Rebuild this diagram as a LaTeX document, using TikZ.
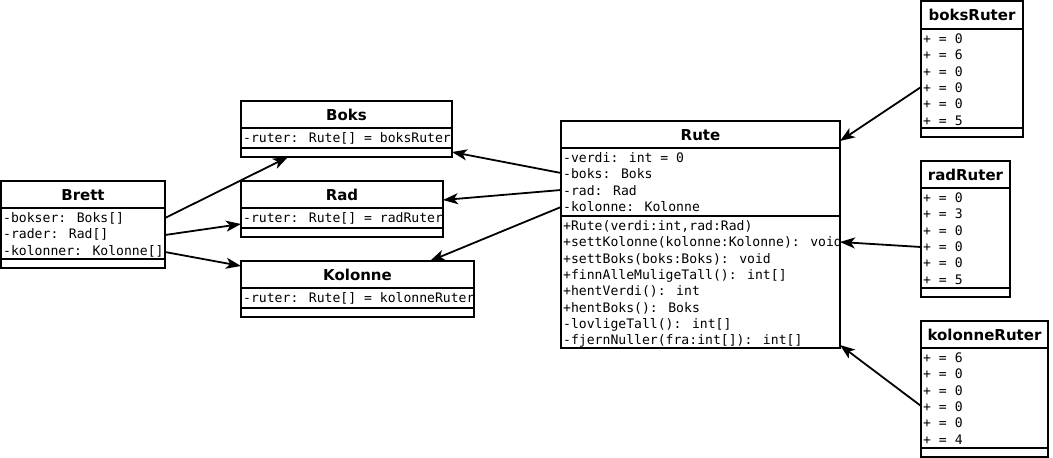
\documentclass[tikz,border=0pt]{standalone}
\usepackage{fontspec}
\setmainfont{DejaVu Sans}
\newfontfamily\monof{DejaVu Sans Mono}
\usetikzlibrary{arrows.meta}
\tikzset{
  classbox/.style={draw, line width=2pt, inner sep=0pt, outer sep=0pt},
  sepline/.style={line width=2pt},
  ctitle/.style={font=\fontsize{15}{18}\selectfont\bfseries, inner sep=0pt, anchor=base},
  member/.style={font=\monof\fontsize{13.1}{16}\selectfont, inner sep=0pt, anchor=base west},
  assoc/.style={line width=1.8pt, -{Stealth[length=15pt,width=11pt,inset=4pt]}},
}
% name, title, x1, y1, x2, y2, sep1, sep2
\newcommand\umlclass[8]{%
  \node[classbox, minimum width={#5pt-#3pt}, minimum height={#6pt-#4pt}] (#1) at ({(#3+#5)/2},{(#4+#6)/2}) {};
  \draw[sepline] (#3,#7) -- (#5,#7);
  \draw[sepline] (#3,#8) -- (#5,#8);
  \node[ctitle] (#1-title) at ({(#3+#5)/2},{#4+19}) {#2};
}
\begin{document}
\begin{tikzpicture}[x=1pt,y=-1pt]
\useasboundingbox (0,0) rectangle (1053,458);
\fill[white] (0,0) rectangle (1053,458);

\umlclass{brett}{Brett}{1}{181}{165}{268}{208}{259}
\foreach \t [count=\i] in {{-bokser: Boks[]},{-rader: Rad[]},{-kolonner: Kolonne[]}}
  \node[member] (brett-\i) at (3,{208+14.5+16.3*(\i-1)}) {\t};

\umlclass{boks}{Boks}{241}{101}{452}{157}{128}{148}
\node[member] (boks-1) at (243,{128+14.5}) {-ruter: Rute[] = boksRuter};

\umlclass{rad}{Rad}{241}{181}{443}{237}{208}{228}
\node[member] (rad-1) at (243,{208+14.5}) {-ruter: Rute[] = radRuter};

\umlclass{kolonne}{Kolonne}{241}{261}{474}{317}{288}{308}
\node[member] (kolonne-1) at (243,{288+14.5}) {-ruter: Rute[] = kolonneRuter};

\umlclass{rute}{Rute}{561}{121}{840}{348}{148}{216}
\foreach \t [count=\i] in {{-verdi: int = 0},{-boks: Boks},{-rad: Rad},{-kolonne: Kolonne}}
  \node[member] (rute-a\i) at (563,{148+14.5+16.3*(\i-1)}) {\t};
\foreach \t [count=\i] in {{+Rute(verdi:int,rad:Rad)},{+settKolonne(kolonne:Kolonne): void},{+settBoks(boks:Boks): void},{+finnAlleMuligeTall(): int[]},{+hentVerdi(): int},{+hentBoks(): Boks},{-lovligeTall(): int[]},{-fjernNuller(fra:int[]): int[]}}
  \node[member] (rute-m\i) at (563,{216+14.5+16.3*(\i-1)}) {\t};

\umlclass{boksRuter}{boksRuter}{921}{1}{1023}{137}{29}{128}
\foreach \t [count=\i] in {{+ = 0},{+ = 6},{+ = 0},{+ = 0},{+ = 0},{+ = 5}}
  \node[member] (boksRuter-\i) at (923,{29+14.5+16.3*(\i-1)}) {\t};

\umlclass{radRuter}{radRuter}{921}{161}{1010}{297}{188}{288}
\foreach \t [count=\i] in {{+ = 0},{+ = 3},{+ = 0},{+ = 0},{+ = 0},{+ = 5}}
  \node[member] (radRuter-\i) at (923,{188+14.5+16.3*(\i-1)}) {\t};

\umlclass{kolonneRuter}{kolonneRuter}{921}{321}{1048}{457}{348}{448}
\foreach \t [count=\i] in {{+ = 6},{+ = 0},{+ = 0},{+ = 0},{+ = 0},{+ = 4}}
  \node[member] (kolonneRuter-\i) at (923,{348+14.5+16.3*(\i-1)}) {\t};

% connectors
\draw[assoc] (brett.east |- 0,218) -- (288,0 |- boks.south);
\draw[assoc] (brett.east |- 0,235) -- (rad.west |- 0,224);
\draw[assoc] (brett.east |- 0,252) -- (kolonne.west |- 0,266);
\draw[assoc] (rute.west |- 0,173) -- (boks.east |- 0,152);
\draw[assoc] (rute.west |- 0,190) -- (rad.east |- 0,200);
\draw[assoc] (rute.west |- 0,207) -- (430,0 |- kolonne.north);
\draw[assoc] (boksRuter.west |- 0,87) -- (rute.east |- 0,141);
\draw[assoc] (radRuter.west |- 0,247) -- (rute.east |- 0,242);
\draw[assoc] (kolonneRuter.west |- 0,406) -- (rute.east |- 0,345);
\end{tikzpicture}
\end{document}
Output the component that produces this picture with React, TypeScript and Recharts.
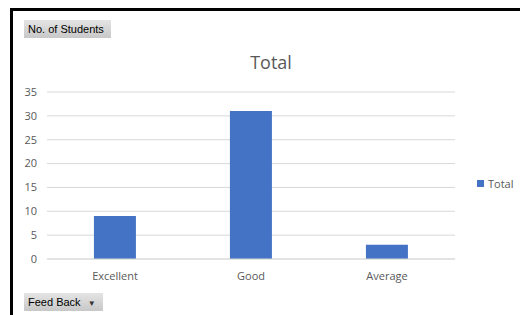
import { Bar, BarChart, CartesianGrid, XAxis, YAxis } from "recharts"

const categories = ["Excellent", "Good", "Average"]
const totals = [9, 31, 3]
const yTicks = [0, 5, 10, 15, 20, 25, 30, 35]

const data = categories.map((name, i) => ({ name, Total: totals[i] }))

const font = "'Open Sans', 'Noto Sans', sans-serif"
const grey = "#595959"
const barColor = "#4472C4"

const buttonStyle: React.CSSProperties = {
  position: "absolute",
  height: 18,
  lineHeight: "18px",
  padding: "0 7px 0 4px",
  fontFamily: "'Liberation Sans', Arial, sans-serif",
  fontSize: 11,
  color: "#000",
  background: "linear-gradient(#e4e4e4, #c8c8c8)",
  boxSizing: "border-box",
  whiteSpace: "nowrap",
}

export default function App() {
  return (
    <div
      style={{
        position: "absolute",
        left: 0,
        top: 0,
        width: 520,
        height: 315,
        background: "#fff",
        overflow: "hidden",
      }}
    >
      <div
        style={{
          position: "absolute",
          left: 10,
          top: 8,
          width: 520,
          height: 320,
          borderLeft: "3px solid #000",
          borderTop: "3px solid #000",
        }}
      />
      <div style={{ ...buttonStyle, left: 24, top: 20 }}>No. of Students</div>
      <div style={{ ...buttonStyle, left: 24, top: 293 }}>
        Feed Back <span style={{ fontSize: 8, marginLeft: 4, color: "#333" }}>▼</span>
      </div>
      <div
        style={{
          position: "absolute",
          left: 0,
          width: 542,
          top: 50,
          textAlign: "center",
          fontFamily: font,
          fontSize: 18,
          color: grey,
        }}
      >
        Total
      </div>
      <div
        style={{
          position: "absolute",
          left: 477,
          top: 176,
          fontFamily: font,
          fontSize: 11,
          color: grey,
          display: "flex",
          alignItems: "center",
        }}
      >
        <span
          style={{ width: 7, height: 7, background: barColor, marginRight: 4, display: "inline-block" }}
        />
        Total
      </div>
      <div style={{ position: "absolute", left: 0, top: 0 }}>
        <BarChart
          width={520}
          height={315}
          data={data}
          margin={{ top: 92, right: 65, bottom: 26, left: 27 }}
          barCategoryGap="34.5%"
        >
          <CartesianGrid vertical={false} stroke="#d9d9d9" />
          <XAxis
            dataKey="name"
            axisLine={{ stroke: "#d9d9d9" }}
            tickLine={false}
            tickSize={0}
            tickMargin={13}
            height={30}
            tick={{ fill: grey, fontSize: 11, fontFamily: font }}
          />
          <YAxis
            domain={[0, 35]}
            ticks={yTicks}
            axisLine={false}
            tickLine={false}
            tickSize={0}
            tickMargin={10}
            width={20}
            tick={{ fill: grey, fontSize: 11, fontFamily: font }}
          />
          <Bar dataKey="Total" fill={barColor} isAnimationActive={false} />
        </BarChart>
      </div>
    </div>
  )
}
▬▬▬
Exercise brief: Each entry must be retyped word for word, with every image omitted.

Output:
Rebuild this diagram as a LaTeX document, using TikZ.
\documentclass[tikz,border=0pt]{standalone}
\usepackage{fontspec}
\setmainfont{DejaVu Sans}
\newfontfamily\monof{DejaVu Sans Mono}
\usetikzlibrary{arrows.meta}
\tikzset{
  classbox/.style={draw, line width=2pt, inner sep=0pt, outer sep=0pt},
  sepline/.style={line width=2pt},
  ctitle/.style={font=\fontsize{15}{18}\selectfont\bfseries, inner sep=0pt, anchor=base},
  member/.style={font=\monof\fontsize{13.1}{16}\selectfont, inner sep=0pt, anchor=base west},
  assoc/.style={line width=1.8pt, -{Stealth[length=15pt,width=11pt,inset=4pt]}},
}
% name, title, x1, y1, x2, y2, sep1, sep2
\newcommand\umlclass[8]{%
  \node[classbox, minimum width={#5pt-#3pt}, minimum height={#6pt-#4pt}] (#1) at ({(#3+#5)/2},{(#4+#6)/2}) {};
  \draw[sepline] (#3,#7) -- (#5,#7);
  \draw[sepline] (#3,#8) -- (#5,#8);
  \node[ctitle] (#1-title) at ({(#3+#5)/2},{#4+19}) {#2};
}
\begin{document}
\begin{tikzpicture}[x=1pt,y=-1pt]
\useasboundingbox (0,0) rectangle (1053,458);
\fill[white] (0,0) rectangle (1053,458);

\umlclass{brett}{Brett}{1}{181}{165}{268}{208}{259}
\foreach \t [count=\i] in {{-bokser: Boks[]},{-rader: Rad[]},{-kolonner: Kolonne[]}}
  \node[member] (brett-\i) at (3,{208+14.5+16.3*(\i-1)}) {\t};

\umlclass{boks}{Boks}{241}{101}{452}{157}{128}{148}
\node[member] (boks-1) at (243,{128+14.5}) {-ruter: Rute[] = boksRuter};

\umlclass{rad}{Rad}{241}{181}{443}{237}{208}{228}
\node[member] (rad-1) at (243,{208+14.5}) {-ruter: Rute[] = radRuter};

\umlclass{kolonne}{Kolonne}{241}{261}{474}{317}{288}{308}
\node[member] (kolonne-1) at (243,{288+14.5}) {-ruter: Rute[] = kolonneRuter};

\umlclass{rute}{Rute}{561}{121}{840}{348}{148}{216}
\foreach \t [count=\i] in {{-verdi: int = 0},{-boks: Boks},{-rad: Rad},{-kolonne: Kolonne}}
  \node[member] (rute-a\i) at (563,{148+14.5+16.3*(\i-1)}) {\t};
\foreach \t [count=\i] in {{+Rute(verdi:int,rad:Rad)},{+settKolonne(kolonne:Kolonne): void},{+settBoks(boks:Boks): void},{+finnAlleMuligeTall(): int[]},{+hentVerdi(): int},{+hentBoks(): Boks},{-lovligeTall(): int[]},{-fjernNuller(fra:int[]): int[]}}
  \node[member] (rute-m\i) at (563,{216+14.5+16.3*(\i-1)}) {\t};

\umlclass{boksRuter}{boksRuter}{921}{1}{1023}{137}{29}{128}
\foreach \t [count=\i] in {{+ = 0},{+ = 6},{+ = 0},{+ = 0},{+ = 0},{+ = 5}}
  \node[member] (boksRuter-\i) at (923,{29+14.5+16.3*(\i-1)}) {\t};

\umlclass{radRuter}{radRuter}{921}{161}{1010}{297}{188}{288}
\foreach \t [count=\i] in {{+ = 0},{+ = 3},{+ = 0},{+ = 0},{+ = 0},{+ = 5}}
  \node[member] (radRuter-\i) at (923,{188+14.5+16.3*(\i-1)}) {\t};

\umlclass{kolonneRuter}{kolonneRuter}{921}{321}{1048}{457}{348}{448}
\foreach \t [count=\i] in {{+ = 6},{+ = 0},{+ = 0},{+ = 0},{+ = 0},{+ = 4}}
  \node[member] (kolonneRuter-\i) at (923,{348+14.5+16.3*(\i-1)}) {\t};

% connectors
\draw[assoc] (brett.east |- 0,218) -- (288,0 |- boks.south);
\draw[assoc] (brett.east |- 0,235) -- (rad.west |- 0,224);
\draw[assoc] (brett.east |- 0,252) -- (kolonne.west |- 0,266);
\draw[assoc] (rute.west |- 0,173) -- (boks.east |- 0,152);
\draw[assoc] (rute.west |- 0,190) -- (rad.east |- 0,200);
\draw[assoc] (rute.west |- 0,207) -- (430,0 |- kolonne.north);
\draw[assoc] (boksRuter.west |- 0,87) -- (rute.east |- 0,141);
\draw[assoc] (radRuter.west |- 0,247) -- (rute.east |- 0,242);
\draw[assoc] (kolonneRuter.west |- 0,406) -- (rute.east |- 0,345);
\end{tikzpicture}
\end{document}
Output the component that produces this picture with React, TypeScript and Recharts.
import { Bar, BarChart, CartesianGrid, XAxis, YAxis } from "recharts"

const categories = ["Excellent", "Good", "Average"]
const totals = [9, 31, 3]
const yTicks = [0, 5, 10, 15, 20, 25, 30, 35]

const data = categories.map((name, i) => ({ name, Total: totals[i] }))

const font = "'Open Sans', 'Noto Sans', sans-serif"
const grey = "#595959"
const barColor = "#4472C4"

const buttonStyle: React.CSSProperties = {
  position: "absolute",
  height: 18,
  lineHeight: "18px",
  padding: "0 7px 0 4px",
  fontFamily: "'Liberation Sans', Arial, sans-serif",
  fontSize: 11,
  color: "#000",
  background: "linear-gradient(#e4e4e4, #c8c8c8)",
  boxSizing: "border-box",
  whiteSpace: "nowrap",
}

export default function App() {
  return (
    <div
      style={{
        position: "absolute",
        left: 0,
        top: 0,
        width: 520,
        height: 315,
        background: "#fff",
        overflow: "hidden",
      }}
    >
      <div
        style={{
          position: "absolute",
          left: 10,
          top: 8,
          width: 520,
          height: 320,
          borderLeft: "3px solid #000",
          borderTop: "3px solid #000",
        }}
      />
      <div style={{ ...buttonStyle, left: 24, top: 20 }}>No. of Students</div>
      <div style={{ ...buttonStyle, left: 24, top: 293 }}>
        Feed Back <span style={{ fontSize: 8, marginLeft: 4, color: "#333" }}>▼</span>
      </div>
      <div
        style={{
          position: "absolute",
          left: 0,
          width: 542,
          top: 50,
          textAlign: "center",
          fontFamily: font,
          fontSize: 18,
          color: grey,
        }}
      >
        Total
      </div>
      <div
        style={{
          position: "absolute",
          left: 477,
          top: 176,
          fontFamily: font,
          fontSize: 11,
          color: grey,
          display: "flex",
          alignItems: "center",
        }}
      >
        <span
          style={{ width: 7, height: 7, background: barColor, marginRight: 4, display: "inline-block" }}
        />
        Total
      </div>
      <div style={{ position: "absolute", left: 0, top: 0 }}>
        <BarChart
          width={520}
          height={315}
          data={data}
          margin={{ top: 92, right: 65, bottom: 26, left: 27 }}
          barCategoryGap="34.5%"
        >
          <CartesianGrid vertical={false} stroke="#d9d9d9" />
          <XAxis
            dataKey="name"
            axisLine={{ stroke: "#d9d9d9" }}
            tickLine={false}
            tickSize={0}
            tickMargin={13}
            height={30}
            tick={{ fill: grey, fontSize: 11, fontFamily: font }}
          />
          <YAxis
            domain={[0, 35]}
            ticks={yTicks}
            axisLine={false}
            tickLine={false}
            tickSize={0}
            tickMargin={10}
            width={20}
            tick={{ fill: grey, fontSize: 11, fontFamily: font }}
          />
          <Bar dataKey="Total" fill={barColor} isAnimationActive={false} />
        </BarChart>
      </div>
    </div>
  )
}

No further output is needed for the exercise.